Turning back to America’s supposed inclination toward the average, he said, “‘Normalcy’ doesn’t cut it in a hyper-competitive global market for technical talent” and that “if we pretend like it does, we’ll have our asses handed to us by China.”
Ramaswamy then tried to rally readers to help shift the status quo by envisioning a future where America “once again prioritizes achievement over normalcy; excellence over mediocrity; nerdiness over conformity; hard work over laziness.”
While he pinned demographic disparities across the tech world on supposed cultural differences, the imbalance is more likely about dollars and cents.
In 2020, a study by the Economic Policy Institute found that employers that rely on America’s H-1B visa program to recruit temporary employees with “highly specialized” skills and technical education often pay those workers well below the market wages.
Companies like Amazon, Microsoft, Walmart, Google, Apple and Facebook have all made robust use of the program to fill job shortages.
With President-elect Donald Trump preparing to implement a draconian deportation strategy when he assumes office next month, conservatives still seem to be at odds over how to approach the labor shortages troubling many of America’s biggest and most profitable businesses.

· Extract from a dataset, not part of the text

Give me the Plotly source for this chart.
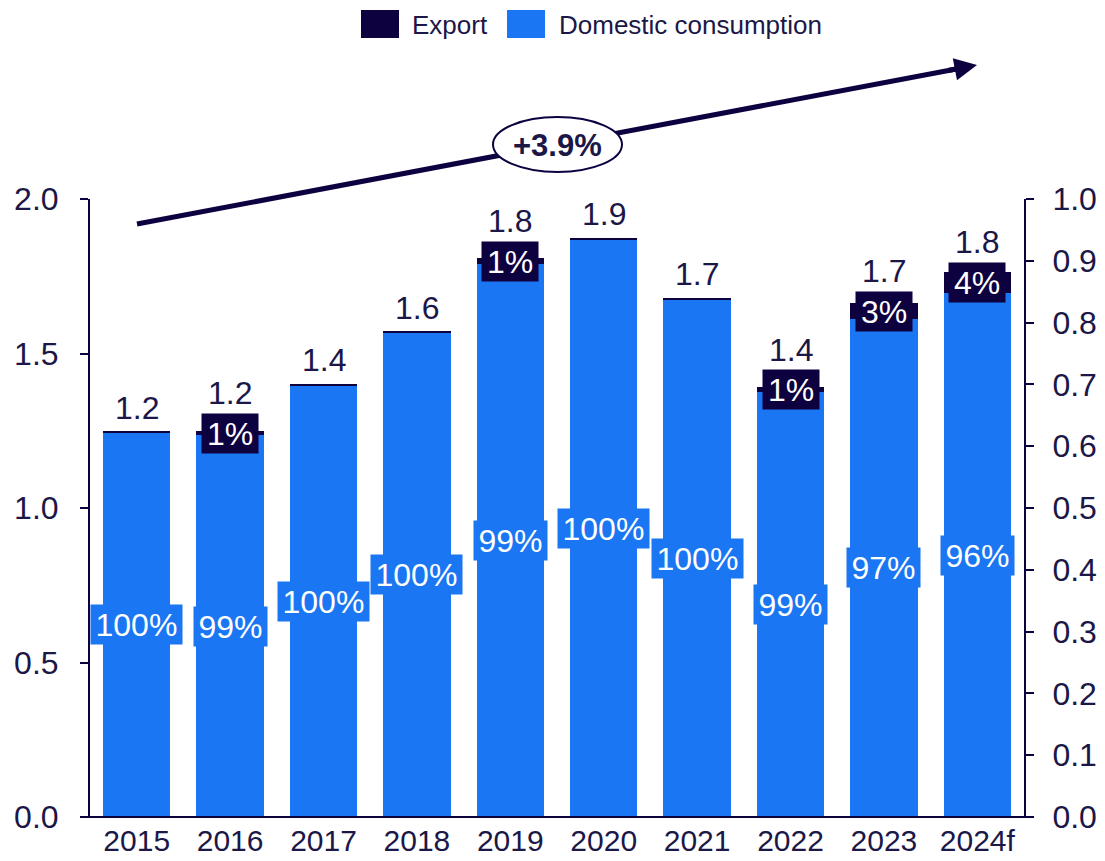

Though Tesla CEO Elon Musk, like Ramaswamy, has vowed to be behind Trump’s harsh immigration policies, on Wednesday he posted that “the number of people who are super talented engineers AND super motivated in the USA is far too low,” and the country needs “to recruit top talent wherever they may be.”
But Ramaswamy and Musk’s reasoning really seemed to rub some of their conservative peers the wrong way.
Trump’s former rival for the 2024 Republican presidential candidacy, Nikki Haley, reposted Ramaswamy’s message saying, “There is nothing wrong with American workers or American culture. All you have to do is look at the border and see how many want what we have. We should be investing and prioritizing in Americans, not foreign workers.”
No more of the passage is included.